──────── DATASET SECTION

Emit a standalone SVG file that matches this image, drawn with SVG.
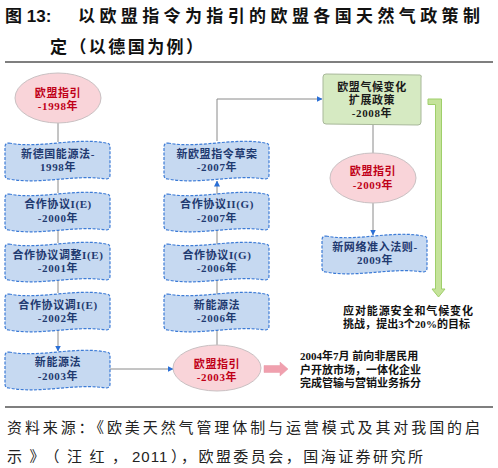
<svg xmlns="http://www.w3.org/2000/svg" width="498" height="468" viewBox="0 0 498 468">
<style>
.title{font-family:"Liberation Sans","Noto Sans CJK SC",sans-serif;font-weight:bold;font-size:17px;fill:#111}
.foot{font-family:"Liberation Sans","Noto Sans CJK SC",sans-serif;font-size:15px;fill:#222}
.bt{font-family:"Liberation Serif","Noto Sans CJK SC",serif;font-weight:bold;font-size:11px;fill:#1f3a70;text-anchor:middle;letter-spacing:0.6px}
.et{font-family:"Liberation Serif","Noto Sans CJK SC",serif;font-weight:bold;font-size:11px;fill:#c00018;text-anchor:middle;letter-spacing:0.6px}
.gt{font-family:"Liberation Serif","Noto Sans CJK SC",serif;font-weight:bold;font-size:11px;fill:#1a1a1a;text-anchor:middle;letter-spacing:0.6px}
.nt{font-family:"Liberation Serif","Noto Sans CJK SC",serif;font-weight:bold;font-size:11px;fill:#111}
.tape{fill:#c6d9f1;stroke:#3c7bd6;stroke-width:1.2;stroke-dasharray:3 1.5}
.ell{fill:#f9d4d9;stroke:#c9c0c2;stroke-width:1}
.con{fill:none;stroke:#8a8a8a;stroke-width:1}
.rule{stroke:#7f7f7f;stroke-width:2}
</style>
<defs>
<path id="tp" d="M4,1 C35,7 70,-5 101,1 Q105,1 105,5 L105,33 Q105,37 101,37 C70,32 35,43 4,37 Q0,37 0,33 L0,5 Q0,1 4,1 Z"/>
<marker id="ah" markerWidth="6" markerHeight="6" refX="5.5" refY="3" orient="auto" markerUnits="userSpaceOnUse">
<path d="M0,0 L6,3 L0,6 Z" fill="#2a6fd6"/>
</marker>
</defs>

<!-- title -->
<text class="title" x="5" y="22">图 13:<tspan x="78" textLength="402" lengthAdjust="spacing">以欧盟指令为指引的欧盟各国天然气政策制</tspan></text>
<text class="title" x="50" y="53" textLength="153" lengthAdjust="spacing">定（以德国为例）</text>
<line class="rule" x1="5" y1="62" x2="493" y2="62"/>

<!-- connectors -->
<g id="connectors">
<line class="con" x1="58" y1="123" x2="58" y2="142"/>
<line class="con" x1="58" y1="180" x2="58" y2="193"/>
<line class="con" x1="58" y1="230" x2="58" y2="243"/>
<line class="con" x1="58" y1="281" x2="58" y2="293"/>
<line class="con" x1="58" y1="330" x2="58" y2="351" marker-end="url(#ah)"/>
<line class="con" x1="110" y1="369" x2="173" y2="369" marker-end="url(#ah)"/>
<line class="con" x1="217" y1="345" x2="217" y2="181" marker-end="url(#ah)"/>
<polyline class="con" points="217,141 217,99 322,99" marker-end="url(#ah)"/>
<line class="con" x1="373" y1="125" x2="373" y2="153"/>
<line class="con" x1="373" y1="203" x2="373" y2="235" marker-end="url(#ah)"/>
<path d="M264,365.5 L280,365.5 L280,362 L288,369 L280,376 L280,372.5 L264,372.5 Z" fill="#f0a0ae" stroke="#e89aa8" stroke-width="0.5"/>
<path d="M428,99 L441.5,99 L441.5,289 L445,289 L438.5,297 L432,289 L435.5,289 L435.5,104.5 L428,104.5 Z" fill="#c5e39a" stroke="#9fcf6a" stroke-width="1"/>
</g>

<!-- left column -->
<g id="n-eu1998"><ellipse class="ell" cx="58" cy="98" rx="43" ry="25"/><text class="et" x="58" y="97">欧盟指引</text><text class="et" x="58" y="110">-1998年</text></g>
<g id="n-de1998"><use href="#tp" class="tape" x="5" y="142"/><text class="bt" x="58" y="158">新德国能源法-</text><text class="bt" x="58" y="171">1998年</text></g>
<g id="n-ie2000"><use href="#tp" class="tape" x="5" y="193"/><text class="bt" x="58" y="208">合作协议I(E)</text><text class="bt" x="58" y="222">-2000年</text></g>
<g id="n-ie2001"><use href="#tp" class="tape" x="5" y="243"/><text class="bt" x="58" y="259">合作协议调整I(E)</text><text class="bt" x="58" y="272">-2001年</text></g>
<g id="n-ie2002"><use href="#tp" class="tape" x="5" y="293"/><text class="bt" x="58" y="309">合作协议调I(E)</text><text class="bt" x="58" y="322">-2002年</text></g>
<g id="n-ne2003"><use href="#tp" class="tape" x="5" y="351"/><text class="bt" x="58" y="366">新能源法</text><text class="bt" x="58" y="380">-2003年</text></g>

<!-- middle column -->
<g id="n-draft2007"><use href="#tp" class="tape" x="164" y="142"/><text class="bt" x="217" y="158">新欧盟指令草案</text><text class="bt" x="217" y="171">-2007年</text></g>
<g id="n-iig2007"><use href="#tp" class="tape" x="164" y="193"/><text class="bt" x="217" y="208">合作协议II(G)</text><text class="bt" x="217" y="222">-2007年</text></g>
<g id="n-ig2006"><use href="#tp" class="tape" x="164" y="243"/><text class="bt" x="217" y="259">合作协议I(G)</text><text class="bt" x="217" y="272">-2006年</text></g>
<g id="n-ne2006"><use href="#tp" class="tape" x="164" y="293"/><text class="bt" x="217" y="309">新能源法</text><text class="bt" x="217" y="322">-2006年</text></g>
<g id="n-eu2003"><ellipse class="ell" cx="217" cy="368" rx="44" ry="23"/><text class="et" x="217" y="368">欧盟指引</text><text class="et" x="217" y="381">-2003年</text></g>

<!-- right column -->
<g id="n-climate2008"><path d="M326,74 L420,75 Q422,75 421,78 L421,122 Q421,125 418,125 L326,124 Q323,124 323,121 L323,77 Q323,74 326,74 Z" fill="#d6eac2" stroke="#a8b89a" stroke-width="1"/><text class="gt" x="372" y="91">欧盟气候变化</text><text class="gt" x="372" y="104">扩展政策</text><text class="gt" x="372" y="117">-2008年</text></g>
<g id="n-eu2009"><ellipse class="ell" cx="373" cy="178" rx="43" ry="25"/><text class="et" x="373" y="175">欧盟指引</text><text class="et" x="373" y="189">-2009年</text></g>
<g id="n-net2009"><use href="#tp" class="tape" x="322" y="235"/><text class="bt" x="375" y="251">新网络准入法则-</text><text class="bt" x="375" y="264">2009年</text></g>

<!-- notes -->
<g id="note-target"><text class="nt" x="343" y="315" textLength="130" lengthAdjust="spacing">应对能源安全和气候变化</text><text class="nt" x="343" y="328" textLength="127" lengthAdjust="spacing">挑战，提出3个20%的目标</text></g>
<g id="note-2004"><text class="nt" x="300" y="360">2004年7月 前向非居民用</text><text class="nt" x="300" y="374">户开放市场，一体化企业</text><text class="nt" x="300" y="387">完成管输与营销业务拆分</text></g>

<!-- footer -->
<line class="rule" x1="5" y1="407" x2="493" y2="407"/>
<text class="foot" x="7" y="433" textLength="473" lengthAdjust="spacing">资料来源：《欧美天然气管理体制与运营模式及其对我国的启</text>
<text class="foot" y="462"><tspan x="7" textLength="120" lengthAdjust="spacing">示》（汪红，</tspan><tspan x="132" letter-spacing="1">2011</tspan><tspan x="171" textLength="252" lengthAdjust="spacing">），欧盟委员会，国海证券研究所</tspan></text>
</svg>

────────────────

TASK OBJECTIVE -> Your task is to repeat the data above exactly while excluding the pictures.

FULL SOLUTION ->
Emit a standalone SVG file that matches this image, drawn with SVG.
<svg xmlns="http://www.w3.org/2000/svg" width="498" height="468" viewBox="0 0 498 468">
<style>
.title{font-family:"Liberation Sans","Noto Sans CJK SC",sans-serif;font-weight:bold;font-size:17px;fill:#111}
.foot{font-family:"Liberation Sans","Noto Sans CJK SC",sans-serif;font-size:15px;fill:#222}
.bt{font-family:"Liberation Serif","Noto Sans CJK SC",serif;font-weight:bold;font-size:11px;fill:#1f3a70;text-anchor:middle;letter-spacing:0.6px}
.et{font-family:"Liberation Serif","Noto Sans CJK SC",serif;font-weight:bold;font-size:11px;fill:#c00018;text-anchor:middle;letter-spacing:0.6px}
.gt{font-family:"Liberation Serif","Noto Sans CJK SC",serif;font-weight:bold;font-size:11px;fill:#1a1a1a;text-anchor:middle;letter-spacing:0.6px}
.nt{font-family:"Liberation Serif","Noto Sans CJK SC",serif;font-weight:bold;font-size:11px;fill:#111}
.tape{fill:#c6d9f1;stroke:#3c7bd6;stroke-width:1.2;stroke-dasharray:3 1.5}
.ell{fill:#f9d4d9;stroke:#c9c0c2;stroke-width:1}
.con{fill:none;stroke:#8a8a8a;stroke-width:1}
.rule{stroke:#7f7f7f;stroke-width:2}
</style>
<defs>
<path id="tp" d="M4,1 C35,7 70,-5 101,1 Q105,1 105,5 L105,33 Q105,37 101,37 C70,32 35,43 4,37 Q0,37 0,33 L0,5 Q0,1 4,1 Z"/>
<marker id="ah" markerWidth="6" markerHeight="6" refX="5.5" refY="3" orient="auto" markerUnits="userSpaceOnUse">
<path d="M0,0 L6,3 L0,6 Z" fill="#2a6fd6"/>
</marker>
</defs>

<!-- title -->
<text class="title" x="5" y="22">图 13:<tspan x="78" textLength="402" lengthAdjust="spacing">以欧盟指令为指引的欧盟各国天然气政策制</tspan></text>
<text class="title" x="50" y="53" textLength="153" lengthAdjust="spacing">定（以德国为例）</text>
<line class="rule" x1="5" y1="62" x2="493" y2="62"/>

<!-- connectors -->
<g id="connectors">
<line class="con" x1="58" y1="123" x2="58" y2="142"/>
<line class="con" x1="58" y1="180" x2="58" y2="193"/>
<line class="con" x1="58" y1="230" x2="58" y2="243"/>
<line class="con" x1="58" y1="281" x2="58" y2="293"/>
<line class="con" x1="58" y1="330" x2="58" y2="351" marker-end="url(#ah)"/>
<line class="con" x1="110" y1="369" x2="173" y2="369" marker-end="url(#ah)"/>
<line class="con" x1="217" y1="345" x2="217" y2="181" marker-end="url(#ah)"/>
<polyline class="con" points="217,141 217,99 322,99" marker-end="url(#ah)"/>
<line class="con" x1="373" y1="125" x2="373" y2="153"/>
<line class="con" x1="373" y1="203" x2="373" y2="235" marker-end="url(#ah)"/>
<path d="M264,365.5 L280,365.5 L280,362 L288,369 L280,376 L280,372.5 L264,372.5 Z" fill="#f0a0ae" stroke="#e89aa8" stroke-width="0.5"/>
<path d="M428,99 L441.5,99 L441.5,289 L445,289 L438.5,297 L432,289 L435.5,289 L435.5,104.5 L428,104.5 Z" fill="#c5e39a" stroke="#9fcf6a" stroke-width="1"/>
</g>

<!-- left column -->
<g id="n-eu1998"><ellipse class="ell" cx="58" cy="98" rx="43" ry="25"/><text class="et" x="58" y="97">欧盟指引</text><text class="et" x="58" y="110">-1998年</text></g>
<g id="n-de1998"><use href="#tp" class="tape" x="5" y="142"/><text class="bt" x="58" y="158">新德国能源法-</text><text class="bt" x="58" y="171">1998年</text></g>
<g id="n-ie2000"><use href="#tp" class="tape" x="5" y="193"/><text class="bt" x="58" y="208">合作协议I(E)</text><text class="bt" x="58" y="222">-2000年</text></g>
<g id="n-ie2001"><use href="#tp" class="tape" x="5" y="243"/><text class="bt" x="58" y="259">合作协议调整I(E)</text><text class="bt" x="58" y="272">-2001年</text></g>
<g id="n-ie2002"><use href="#tp" class="tape" x="5" y="293"/><text class="bt" x="58" y="309">合作协议调I(E)</text><text class="bt" x="58" y="322">-2002年</text></g>
<g id="n-ne2003"><use href="#tp" class="tape" x="5" y="351"/><text class="bt" x="58" y="366">新能源法</text><text class="bt" x="58" y="380">-2003年</text></g>

<!-- middle column -->
<g id="n-draft2007"><use href="#tp" class="tape" x="164" y="142"/><text class="bt" x="217" y="158">新欧盟指令草案</text><text class="bt" x="217" y="171">-2007年</text></g>
<g id="n-iig2007"><use href="#tp" class="tape" x="164" y="193"/><text class="bt" x="217" y="208">合作协议II(G)</text><text class="bt" x="217" y="222">-2007年</text></g>
<g id="n-ig2006"><use href="#tp" class="tape" x="164" y="243"/><text class="bt" x="217" y="259">合作协议I(G)</text><text class="bt" x="217" y="272">-2006年</text></g>
<g id="n-ne2006"><use href="#tp" class="tape" x="164" y="293"/><text class="bt" x="217" y="309">新能源法</text><text class="bt" x="217" y="322">-2006年</text></g>
<g id="n-eu2003"><ellipse class="ell" cx="217" cy="368" rx="44" ry="23"/><text class="et" x="217" y="368">欧盟指引</text><text class="et" x="217" y="381">-2003年</text></g>

<!-- right column -->
<g id="n-climate2008"><path d="M326,74 L420,75 Q422,75 421,78 L421,122 Q421,125 418,125 L326,124 Q323,124 323,121 L323,77 Q323,74 326,74 Z" fill="#d6eac2" stroke="#a8b89a" stroke-width="1"/><text class="gt" x="372" y="91">欧盟气候变化</text><text class="gt" x="372" y="104">扩展政策</text><text class="gt" x="372" y="117">-2008年</text></g>
<g id="n-eu2009"><ellipse class="ell" cx="373" cy="178" rx="43" ry="25"/><text class="et" x="373" y="175">欧盟指引</text><text class="et" x="373" y="189">-2009年</text></g>
<g id="n-net2009"><use href="#tp" class="tape" x="322" y="235"/><text class="bt" x="375" y="251">新网络准入法则-</text><text class="bt" x="375" y="264">2009年</text></g>

<!-- notes -->
<g id="note-target"><text class="nt" x="343" y="315" textLength="130" lengthAdjust="spacing">应对能源安全和气候变化</text><text class="nt" x="343" y="328" textLength="127" lengthAdjust="spacing">挑战，提出3个20%的目标</text></g>
<g id="note-2004"><text class="nt" x="300" y="360">2004年7月 前向非居民用</text><text class="nt" x="300" y="374">户开放市场，一体化企业</text><text class="nt" x="300" y="387">完成管输与营销业务拆分</text></g>

<!-- footer -->
<line class="rule" x1="5" y1="407" x2="493" y2="407"/>
<text class="foot" x="7" y="433" textLength="473" lengthAdjust="spacing">资料来源：《欧美天然气管理体制与运营模式及其对我国的启</text>
<text class="foot" y="462"><tspan x="7" textLength="120" lengthAdjust="spacing">示》（汪红，</tspan><tspan x="132" letter-spacing="1">2011</tspan><tspan x="171" textLength="252" lengthAdjust="spacing">），欧盟委员会，国海证券研究所</tspan></text>
</svg>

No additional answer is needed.